Overall, the findings suggest that male executives in NPOs are disproportionately advantaged by the existence of better opportunities to negotiate their pay compared to their female counterparts, exacerbating the discrepancy in compensation between male and female executives. An additional factor that influences compensation negotiability is the gender composition of the leadership. If female job candidates are more willing to negotiate compensation with another female, the benefits that accrue disproportionately to men through negotiation should wane in organizations where women determine compensation. In fact, the study finds that the pay gap is smaller by 3.2% among NPOs with high female board representation, equivalent to a 29% decrease in the pay gap relative to organizations with low female board representation. Similarly, in NPOs where the CEO is a woman, the gender gap is narrower.
It is important to highlight that negotiability of salary in NPOs is only a partial explanation of the gender pay gap: the researchers observe that the disparities decrease but do not disappear completely even when the opportunities to negotiate are limited or when the environment encourages female executives to negotiate higher remunerations.
Finally, the study assesses whether the specific procedures NPOs utilize in setting CEO compensation affect the gender pay gap. It analyzes the impact of a compensation committee, a written employment contract, an independent compensation consultant, a compensation survey, benchmarking with other organizations, and a requirement for approval by the board or compensation committee. To the extent that these procedures increase transparency and reduce opportunities for negotiation, they could also help reduce the gender pay gap. To the extent that they entrench pay disparities that already existed, these procedures could be associated with higher gaps. The findings show that both the use of an independent compensation consultant and benchmarking with other NPOs reduces the pay gap. However, the use of a compensation committee exacerbates the disparities. Other factors do not have any significant effect.
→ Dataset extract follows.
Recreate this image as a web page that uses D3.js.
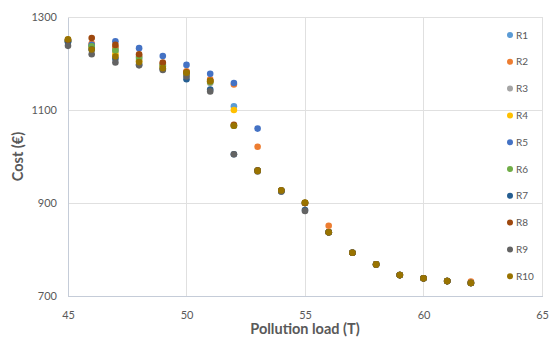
<!DOCTYPE html>
<html>
<head>
<meta charset="utf-8">
<script src="https://cdn.jsdelivr.net/npm/d3@7"></script>
<style>
  html, body { margin: 0; padding: 0; background: #fff; }
  svg { display: block; font-family: Lato, "Open Sans", sans-serif; }
</style>
</head>
<body>
<svg id="chart" width="549" height="341"></svg>
<script>
// Pollution load (T) for every run
const loads = [45, 46, 47, 48, 49, 50, 51, 52, 53, 54, 55, 56, 57, 58, 59, 60, 61, 62];

// Cost (€) per run, one array per scenario
const R1  = [1248, 1238, 1232, 1214, 1198, 1182, 1163, 1108, 970, 927, 900, 837, 793, 768, 745, 738, 732, 728];
const R2  = [1249, 1243, 1235, 1216, 1200, 1183, 1166, 1155, 1021, 927, 900, 851, 793, 768, 745, 738, 732, 731];
const R3  = [1247, 1236, 1226, 1208, 1194, 1176, 1158, 1066, 970, 927, 900, 837, 793, 768, 745, 738, 732, 728];
const R4  = [1249, 1235, 1220, 1205, 1193, 1180, 1162, 1100, 970, 927, 900, 837, 793, 768, 745, 738, 732, 728];
const R5  = [1250, 1240, 1248, 1233, 1216, 1197, 1178, 1158, 1060, 927, 900, 837, 793, 768, 745, 738, 732, 728];
const R6  = [1248, 1237, 1228, 1212, 1196, 1178, 1160, 1066, 970, 927, 900, 837, 793, 768, 745, 738, 732, 728];
const R7  = [1246, 1230, 1210, 1198, 1188, 1166, 1144, 1005, 970, 925, 885, 837, 793, 768, 745, 738, 732, 728];
const R8  = [1251, 1255, 1240, 1220, 1202, 1181, 1163, 1068, 970, 927, 900, 837, 793, 768, 745, 738, 732, 728];
const R9  = [1238, 1220, 1202, 1196, 1186, 1172, 1140, 1005, 968, 925, 883, 837, 793, 768, 745, 738, 732, 728];
const R10 = [1252, 1230, 1215, 1203, 1190, 1180, 1162, 1066, 969, 927, 901, 837, 793, 768, 745, 738, 732, 728];

const seriesNames = ["R1", "R2", "R3", "R4", "R5", "R6", "R7", "R8", "R9", "R10"];
const seriesValues = [R1, R2, R3, R4, R5, R6, R7, R8, R9, R10];
const seriesColors = ["#5B9BD5", "#ED7D31", "#A5A5A5", "#FFC000", "#4472C4",
                      "#70AD47", "#255E91", "#9E480E", "#636363", "#997300"];

const xTicks = [45, 50, 55, 60, 65];
const yTicks = [700, 900, 1100, 1300];

const svg = d3.select("#chart");
const plot = { left: 68, right: 542, top: 17, bottom: 296 };

const x = d3.scaleLinear().domain([45, 65]).range([plot.left, plot.right]);
const y = d3.scaleLinear().domain([700, 1300]).range([plot.bottom, plot.top]);

const textColor = "#595959";
const gridColor = "#E0E0E0";

// gridlines
svg.append("g")
  .selectAll("line.h")
  .data(yTicks.filter(t => t > 700))
  .join("line")
  .attr("x1", plot.left).attr("x2", plot.right)
  .attr("y1", d => y(d)).attr("y2", d => y(d))
  .attr("stroke", gridColor).attr("stroke-width", 1).attr("shape-rendering", "crispEdges");

svg.append("g")
  .selectAll("line.v")
  .data(xTicks.filter(t => t > 45))
  .join("line")
  .attr("x1", d => x(d)).attr("x2", d => x(d))
  .attr("y1", plot.top).attr("y2", plot.bottom)
  .attr("stroke", gridColor).attr("stroke-width", 1).attr("shape-rendering", "crispEdges");

// axes
const xAxis = svg.append("g")
  .attr("transform", `translate(0,${plot.bottom})`)
  .call(d3.axisBottom(x).tickValues(xTicks).tickFormat(d3.format("d")).tickSize(0).tickPadding(15));
xAxis.select(".domain").attr("stroke", "#C5CCD8").attr("shape-rendering", "crispEdges");
xAxis.selectAll("text").attr("fill", textColor).attr("font-size", 11).attr("font-family", "Lato, sans-serif");

const yAxis = svg.append("g")
  .attr("transform", `translate(${plot.left},0)`)
  .call(d3.axisLeft(y).tickValues(yTicks).tickFormat(d3.format("d")).tickSize(0).tickPadding(11));
yAxis.select(".domain").attr("stroke", "#C5CCD8").attr("shape-rendering", "crispEdges");
yAxis.selectAll("text").attr("fill", textColor).attr("font-size", 11).attr("font-family", "Lato, sans-serif");

// axis titles
svg.append("text")
  .attr("x", (plot.left + plot.right) / 2)
  .attr("y", 334)
  .attr("text-anchor", "middle")
  .attr("fill", textColor)
  .attr("font-size", 14.5)
  .attr("font-weight", "bold")
  .text("Pollution load (T)");

svg.append("text")
  .attr("transform", `translate(23,${(plot.top + plot.bottom) / 2}) rotate(-90)`)
  .attr("text-anchor", "middle")
  .attr("fill", textColor)
  .attr("font-size", 14.5)
  .attr("font-weight", "bold")
  .text("Cost (€)");

// scatter series, R1 drawn first so R10 sits on top
const marks = svg.append("g");
seriesValues.forEach((vals, i) => {
  marks.append("g")
    .selectAll("circle")
    .data(vals.map((v, j) => [loads[j], v]))
    .join("circle")
    .attr("cx", d => x(d[0]))
    .attr("cy", d => y(d[1]))
    .attr("r", 3.3)
    .attr("fill", seriesColors[i]);
});

// legend
const legend = svg.append("g");
seriesNames.forEach((name, i) => {
  const ly = 35 + i * 26.8;
  legend.append("circle")
    .attr("cx", 510).attr("cy", ly).attr("r", 3)
    .attr("fill", seriesColors[i]);
  legend.append("text")
    .attr("x", 516).attr("y", ly + 3.5)
    .attr("fill", textColor)
    .attr("font-size", 10)
    .text(name);
});
</script>
</body>
</html>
In conclusion, the study provides compelling evidence that the governance around pay negotiations partially explains the compensation gap between male and female executives. Employers sensitive to gender pay disparities should consider the environment for negotiating compensation within their organizations and change it accordingly.
“Negotiation and executive gender pay gaps in nonprofit organizations” by Andrew R. Finley (Claremont McKenna College), Curtis M. Hall (Drexel University), Amanda R. Marino (San Diego State University), was published in the Review of Accounting Studies, 2021.